You are evaluating the performance of two investors. Fernando DeSoto runs the Conquistador investment fund, and Sean Valdez runs the Alpaca fund. Their annual returns are shown in the following table.
Year |
Conquistador |
Alpaca |
2012 |
6.00% |
3.00% |
2013 |
6.00% |
12.00% |
2014 |
7.00% |
19.00% |
2015 |
6.00% |
-7.00% |
2016 |
5.00% |
4.00% |
Alpaca’s latest report to investors states that Alpaca’s average return was 6.20% over this period. Conquistador’s average return over this period was 6.00%.
Did Alpaca shareholders outperform Conquistador shareholders?
Hint: Compute the arithmetic and the geometric average returns!

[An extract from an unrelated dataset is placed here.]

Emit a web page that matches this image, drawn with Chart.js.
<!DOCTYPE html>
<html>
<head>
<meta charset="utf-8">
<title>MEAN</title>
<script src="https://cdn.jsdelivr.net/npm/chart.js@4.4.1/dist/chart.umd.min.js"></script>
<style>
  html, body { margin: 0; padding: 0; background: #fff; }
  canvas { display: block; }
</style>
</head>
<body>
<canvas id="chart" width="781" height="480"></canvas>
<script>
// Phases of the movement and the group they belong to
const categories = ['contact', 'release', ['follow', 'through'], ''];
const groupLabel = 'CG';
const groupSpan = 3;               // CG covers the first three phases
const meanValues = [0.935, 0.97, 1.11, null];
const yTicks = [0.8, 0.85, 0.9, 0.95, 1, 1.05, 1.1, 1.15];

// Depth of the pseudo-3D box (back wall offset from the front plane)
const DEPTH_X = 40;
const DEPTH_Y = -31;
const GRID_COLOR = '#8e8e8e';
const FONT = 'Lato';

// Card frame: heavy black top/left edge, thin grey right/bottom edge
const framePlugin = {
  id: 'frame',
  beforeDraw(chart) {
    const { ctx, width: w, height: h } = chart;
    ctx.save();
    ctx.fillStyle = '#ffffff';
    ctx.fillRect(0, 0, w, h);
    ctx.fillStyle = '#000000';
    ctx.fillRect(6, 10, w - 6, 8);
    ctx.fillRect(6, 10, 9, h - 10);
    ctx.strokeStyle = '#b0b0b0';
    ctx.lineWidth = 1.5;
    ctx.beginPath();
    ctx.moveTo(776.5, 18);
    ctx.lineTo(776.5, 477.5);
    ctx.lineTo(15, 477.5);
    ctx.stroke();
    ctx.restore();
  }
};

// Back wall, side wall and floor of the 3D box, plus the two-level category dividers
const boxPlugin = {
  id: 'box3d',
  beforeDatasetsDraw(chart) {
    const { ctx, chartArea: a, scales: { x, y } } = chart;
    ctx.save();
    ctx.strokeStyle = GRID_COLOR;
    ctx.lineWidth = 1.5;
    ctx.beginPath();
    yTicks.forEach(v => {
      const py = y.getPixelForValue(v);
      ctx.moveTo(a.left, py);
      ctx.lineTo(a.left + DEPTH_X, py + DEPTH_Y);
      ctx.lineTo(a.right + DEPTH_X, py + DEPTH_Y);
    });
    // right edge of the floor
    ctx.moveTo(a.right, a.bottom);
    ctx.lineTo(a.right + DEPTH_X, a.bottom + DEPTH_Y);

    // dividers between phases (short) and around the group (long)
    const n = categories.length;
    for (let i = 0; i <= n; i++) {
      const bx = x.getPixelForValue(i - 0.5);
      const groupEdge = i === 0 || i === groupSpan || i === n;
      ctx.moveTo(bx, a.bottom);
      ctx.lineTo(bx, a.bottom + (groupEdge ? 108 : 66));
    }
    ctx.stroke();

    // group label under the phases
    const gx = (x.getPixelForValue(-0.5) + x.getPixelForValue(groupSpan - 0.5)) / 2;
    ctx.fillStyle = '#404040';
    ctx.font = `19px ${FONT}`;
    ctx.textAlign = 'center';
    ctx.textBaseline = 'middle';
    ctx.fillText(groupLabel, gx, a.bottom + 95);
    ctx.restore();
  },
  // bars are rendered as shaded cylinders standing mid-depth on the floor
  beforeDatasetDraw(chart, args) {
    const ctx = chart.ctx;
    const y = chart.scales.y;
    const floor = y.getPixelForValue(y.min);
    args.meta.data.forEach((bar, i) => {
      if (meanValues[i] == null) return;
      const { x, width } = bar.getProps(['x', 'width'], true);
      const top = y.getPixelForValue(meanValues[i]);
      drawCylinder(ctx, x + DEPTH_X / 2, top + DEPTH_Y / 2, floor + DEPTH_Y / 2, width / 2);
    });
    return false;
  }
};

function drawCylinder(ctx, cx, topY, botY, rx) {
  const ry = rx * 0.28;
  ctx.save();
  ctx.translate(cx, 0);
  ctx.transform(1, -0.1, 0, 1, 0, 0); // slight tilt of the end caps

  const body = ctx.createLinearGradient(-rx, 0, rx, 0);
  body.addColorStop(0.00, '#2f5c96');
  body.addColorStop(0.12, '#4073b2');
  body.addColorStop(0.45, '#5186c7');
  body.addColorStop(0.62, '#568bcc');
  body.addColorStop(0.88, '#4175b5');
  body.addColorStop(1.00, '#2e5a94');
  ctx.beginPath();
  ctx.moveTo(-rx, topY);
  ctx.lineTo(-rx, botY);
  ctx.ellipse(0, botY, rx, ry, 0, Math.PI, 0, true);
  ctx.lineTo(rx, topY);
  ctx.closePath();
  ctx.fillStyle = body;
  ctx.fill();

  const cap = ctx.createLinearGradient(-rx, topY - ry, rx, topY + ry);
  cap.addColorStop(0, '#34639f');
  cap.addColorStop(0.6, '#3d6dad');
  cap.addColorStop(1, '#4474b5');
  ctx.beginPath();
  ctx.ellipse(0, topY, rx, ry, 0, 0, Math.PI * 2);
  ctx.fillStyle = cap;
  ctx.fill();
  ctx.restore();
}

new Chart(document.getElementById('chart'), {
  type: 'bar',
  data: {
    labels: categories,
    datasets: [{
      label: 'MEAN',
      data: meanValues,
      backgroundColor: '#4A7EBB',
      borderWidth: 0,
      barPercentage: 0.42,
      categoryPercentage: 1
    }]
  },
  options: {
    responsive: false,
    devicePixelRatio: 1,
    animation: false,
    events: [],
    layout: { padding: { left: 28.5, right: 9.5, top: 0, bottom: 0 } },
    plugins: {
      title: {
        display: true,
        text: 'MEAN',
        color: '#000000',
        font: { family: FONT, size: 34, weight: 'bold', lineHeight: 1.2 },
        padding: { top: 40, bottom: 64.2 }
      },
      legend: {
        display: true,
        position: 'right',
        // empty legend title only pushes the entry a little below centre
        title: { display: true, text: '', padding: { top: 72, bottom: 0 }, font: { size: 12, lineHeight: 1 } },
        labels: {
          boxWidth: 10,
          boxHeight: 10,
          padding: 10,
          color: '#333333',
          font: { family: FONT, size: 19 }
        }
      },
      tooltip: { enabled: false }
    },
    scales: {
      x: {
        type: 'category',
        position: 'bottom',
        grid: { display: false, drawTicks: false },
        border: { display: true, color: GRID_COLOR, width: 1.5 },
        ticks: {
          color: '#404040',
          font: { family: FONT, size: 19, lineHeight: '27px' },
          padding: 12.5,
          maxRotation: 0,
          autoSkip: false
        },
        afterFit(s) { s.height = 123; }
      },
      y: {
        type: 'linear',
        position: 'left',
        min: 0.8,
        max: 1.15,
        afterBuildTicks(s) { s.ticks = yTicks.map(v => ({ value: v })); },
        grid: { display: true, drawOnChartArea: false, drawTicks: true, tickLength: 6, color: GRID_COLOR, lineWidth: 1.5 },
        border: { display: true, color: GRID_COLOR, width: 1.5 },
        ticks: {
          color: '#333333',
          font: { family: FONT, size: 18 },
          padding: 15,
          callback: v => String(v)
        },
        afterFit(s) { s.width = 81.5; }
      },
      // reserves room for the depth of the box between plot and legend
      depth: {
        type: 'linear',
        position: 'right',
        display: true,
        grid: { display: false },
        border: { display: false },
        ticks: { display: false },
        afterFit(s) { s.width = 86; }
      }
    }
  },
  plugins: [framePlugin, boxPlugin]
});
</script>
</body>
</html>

NOTE: Total Time Period of Investment Performance Measurement = (2016 - 2012) + 1 = 5 years. If Year 1 return is r1, Year 2 return is r2 and so on, then geometric average return = [(1+r1) x (1+r2) x ......x (1+rn)]^(1/n) - 1.

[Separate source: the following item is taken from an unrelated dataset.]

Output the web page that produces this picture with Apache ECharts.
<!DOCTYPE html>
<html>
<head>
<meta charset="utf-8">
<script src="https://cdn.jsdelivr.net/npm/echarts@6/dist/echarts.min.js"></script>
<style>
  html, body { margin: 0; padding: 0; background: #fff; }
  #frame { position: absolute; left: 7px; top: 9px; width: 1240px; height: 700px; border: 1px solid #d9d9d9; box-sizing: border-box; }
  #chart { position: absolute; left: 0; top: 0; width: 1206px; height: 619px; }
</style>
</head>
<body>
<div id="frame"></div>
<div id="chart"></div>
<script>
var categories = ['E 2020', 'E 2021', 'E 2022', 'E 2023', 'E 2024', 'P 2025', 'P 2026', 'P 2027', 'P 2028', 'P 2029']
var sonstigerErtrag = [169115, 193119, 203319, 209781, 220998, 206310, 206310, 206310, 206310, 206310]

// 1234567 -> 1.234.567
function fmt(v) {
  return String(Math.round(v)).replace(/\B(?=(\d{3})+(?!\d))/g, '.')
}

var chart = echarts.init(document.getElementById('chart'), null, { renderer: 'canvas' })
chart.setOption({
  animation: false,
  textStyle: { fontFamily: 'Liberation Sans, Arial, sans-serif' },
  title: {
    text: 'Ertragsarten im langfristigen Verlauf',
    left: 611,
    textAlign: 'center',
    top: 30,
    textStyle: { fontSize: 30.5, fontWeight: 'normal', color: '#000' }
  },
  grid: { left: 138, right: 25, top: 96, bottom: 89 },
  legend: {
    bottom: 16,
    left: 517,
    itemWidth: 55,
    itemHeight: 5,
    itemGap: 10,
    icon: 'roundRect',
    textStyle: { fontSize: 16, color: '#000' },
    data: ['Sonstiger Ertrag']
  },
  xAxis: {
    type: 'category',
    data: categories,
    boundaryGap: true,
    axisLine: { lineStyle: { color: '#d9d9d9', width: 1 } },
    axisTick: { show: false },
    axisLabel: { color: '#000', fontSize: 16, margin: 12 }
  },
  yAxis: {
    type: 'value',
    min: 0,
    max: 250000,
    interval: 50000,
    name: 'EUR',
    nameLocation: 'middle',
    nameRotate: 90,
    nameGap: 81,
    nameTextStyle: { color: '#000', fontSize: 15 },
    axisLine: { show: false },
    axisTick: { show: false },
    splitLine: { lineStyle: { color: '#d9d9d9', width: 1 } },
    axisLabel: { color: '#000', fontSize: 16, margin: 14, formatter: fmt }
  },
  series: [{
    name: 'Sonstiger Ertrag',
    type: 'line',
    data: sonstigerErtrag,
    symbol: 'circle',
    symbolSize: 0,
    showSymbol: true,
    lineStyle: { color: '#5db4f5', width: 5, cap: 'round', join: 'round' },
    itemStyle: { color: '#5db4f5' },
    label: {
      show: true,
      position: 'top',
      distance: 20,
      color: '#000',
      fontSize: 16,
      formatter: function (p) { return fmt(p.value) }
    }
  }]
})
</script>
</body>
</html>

Investment returns are measured in terms of geometric average and not arithmetic average because the former incorporates the impact of yearly return volatilities in investment return measurement. Arithmetic average ignores annual return volatilities and compounding of returns and hence is inaccurate. Therefore, geometric average is the appropriate measure of a fund's return. Since Alpaca's geometric average return is lower than that of Conquistador's, the former did not outperform the latter as originally claimed.